FATHER, SON, AND HOLY SPIRIT

The Bible tells us why we are here and how we came about.  God created us.  God is presented to us in the scriptures as Father, Son, and Holy Spirit, one God with three aspects or parts.  God created the entire physical realm in which we exist.  He is all powerful, all knowing, and omnipresent.  We are the crown of His creation, given charge to take care of the earth.  Yet, how do we relate to this amazing being.  

As Father, God takes on the position of authority.  He is the head.  He is our provider and protector.  God the Father is who we look to for help in our time of need.  With love and mercy, He corrects us and turns us to the right path.  Sometimes, He allows the consequences of our choices to teach us.  He is the perfect father.  The scriptures point out that God is slow to anger and abounding in love.  I’m glad that my Father has these two attributes. 

God the son came to earth and became one of us.  He walked through this life as we do.  He taught us many lessons to show us how we should live.  He lived as we live and suffered as we suffer.  The Son was given the name Jesus meaning God saves, and He did just that.  He gave his life to redeem us.  Through his death and resurrection, he purchased for us eternal life.  Jesus is our oldest brother, and He loves us. He is now in heaven interceding for us.

The Spirit of God, the Holy Spirit, indwells those of us who have believed in Jesus and accepted his redemption.  The Holy Spirit lives within us and counsels us, teaches us, and leads us in righteousness.  The fact that the Holy Spirit lives in us amazes me.  No other relationship is more personal.
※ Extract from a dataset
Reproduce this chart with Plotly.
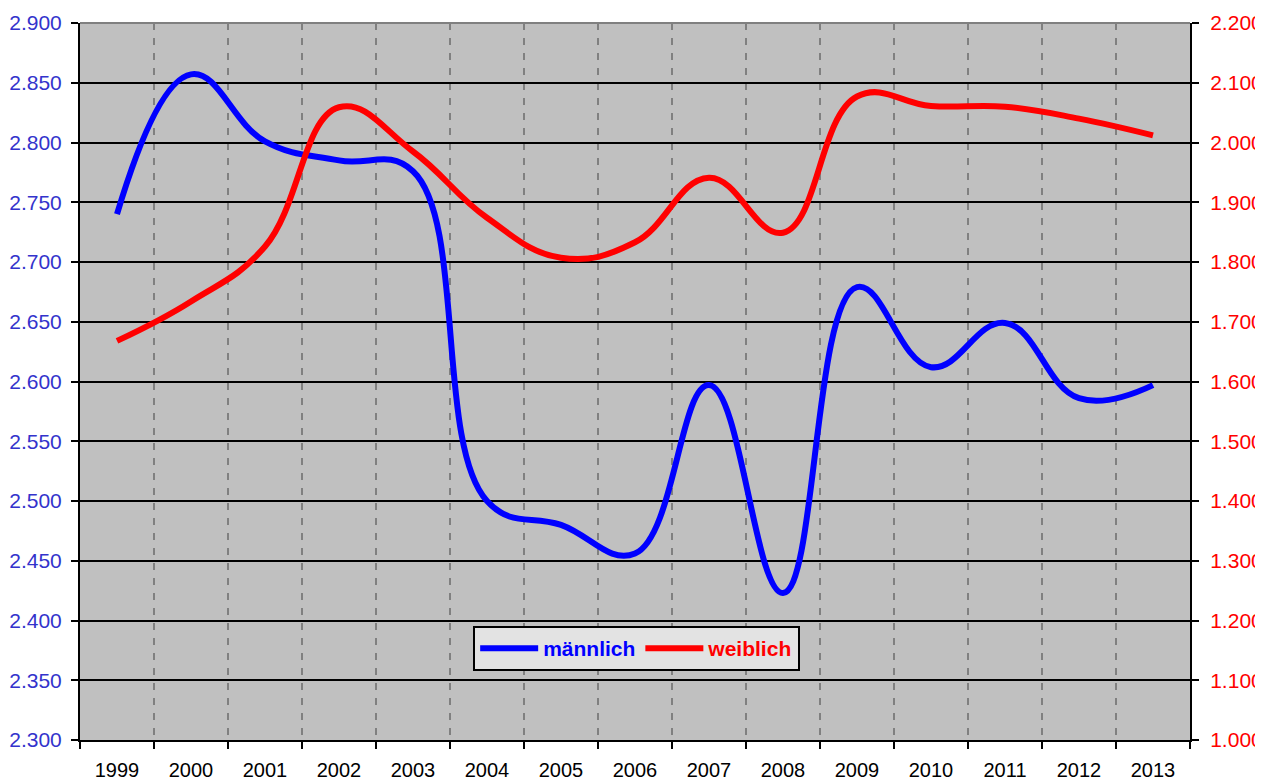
import plotly.graph_objects as go

years = [str(y) for y in range(1999, 2014)]
maennlich = [2740, 2857, 2801, 2785, 2776, 2500, 2480, 2456, 2597, 2423, 2679, 2612, 2649, 2586, 2597]
weiblich = [1668, 1734, 1826, 2059, 1985, 1874, 1807, 1833, 1941, 1849, 2077, 2061, 2060, 2040, 2012]

left_ticks = list(range(2300, 2901, 50))
right_ticks = list(range(1000, 2201, 100))

FONT = "Liberation Sans, Arial, sans-serif"
BLUE = "#0000FF"
RED = "#FF0000"

fig = go.Figure()
fig.add_trace(go.Scatter(
    x=years, y=maennlich, mode="lines",
    name="<b><span style='color:#0000FF'>männlich</span></b>",
    line=dict(color=BLUE, width=6, shape="spline", smoothing=1.2),
    yaxis="y",
))
fig.add_trace(go.Scatter(
    x=years, y=weiblich, mode="lines",
    name="<b><span style='color:#FF0000'>weiblich</span></b>",
    line=dict(color=RED, width=6, shape="spline", smoothing=1.2),
    yaxis="y2",
))

fig.update_layout(
    width=1255, height=774,
    margin=dict(l=72, r=73, t=15, b=42, autoexpand=False),
    paper_bgcolor="white",
    plot_bgcolor="#C0C0C0",
    separators=",.",
    font=dict(family=FONT, size=21, color="black"),
    showlegend=True,
    legend=dict(
        orientation="h",
        x=0.5015, xanchor="center",
        y=0.159, yanchor="top",
        bgcolor="#E3E3E3",
        bordercolor="black", borderwidth=2,
        font=dict(family=FONT, size=21),
        itemwidth=58,
        tracegroupgap=0,
    ),
    xaxis=dict(
        type="category",
        range=[-0.5, 14.5],
        tickson="boundaries",
        ticks="outside", ticklen=7, tickwidth=2, tickcolor="black",
        showline=True, linecolor="black", linewidth=2,
        showgrid=True, gridcolor="#808080", gridwidth=2, griddash="7px,8px",
        tickfont=dict(family=FONT, size=20, color="black"),
        ticklabelstandoff=11,
        zeroline=False,
    ),
    yaxis=dict(
        range=[2300, 2900],
        tickvals=left_ticks,
        tickformat=",.0f",
        ticks="outside", ticklen=7, tickwidth=2, tickcolor="black",
        showline=True, linecolor="black", linewidth=2,
        showgrid=True, gridcolor="black", gridwidth=1.5,
        tickfont=dict(family=FONT, size=21, color="#3333CC"),
        ticklabelstandoff=5,
        zeroline=False,
    ),
    yaxis2=dict(
        range=[1000, 2200],
        tickvals=right_ticks,
        tickformat=",.0f",
        overlaying="y", side="right",
        ticks="outside", ticklen=7, tickwidth=2, tickcolor="black",
        showline=True, linecolor="black", linewidth=2,
        showgrid=False,
        tickfont=dict(family=FONT, size=21, color=RED),
        ticklabelstandoff=7,
        zeroline=False,
    ),
    shapes=[dict(type="line", xref="paper", yref="paper", x0=0, x1=1, y0=1, y1=1,
                 line=dict(color="#808080", width=2), layer="above")],
)

fig.write_html("out.html")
I believe God has shown us exactly how He wants us to relate to Him Father, Son, and Holy Spirit. I think God is more complex than the three aspects he shares with us, but these aspects present the most personal interaction we can understand.  He takes care of us as our Father, loves us as our Brother, and through the Holy Spirit connects with us on a deep spiritual level.  God created us to love us.   His underlying characteristic is love (1 John 4:16).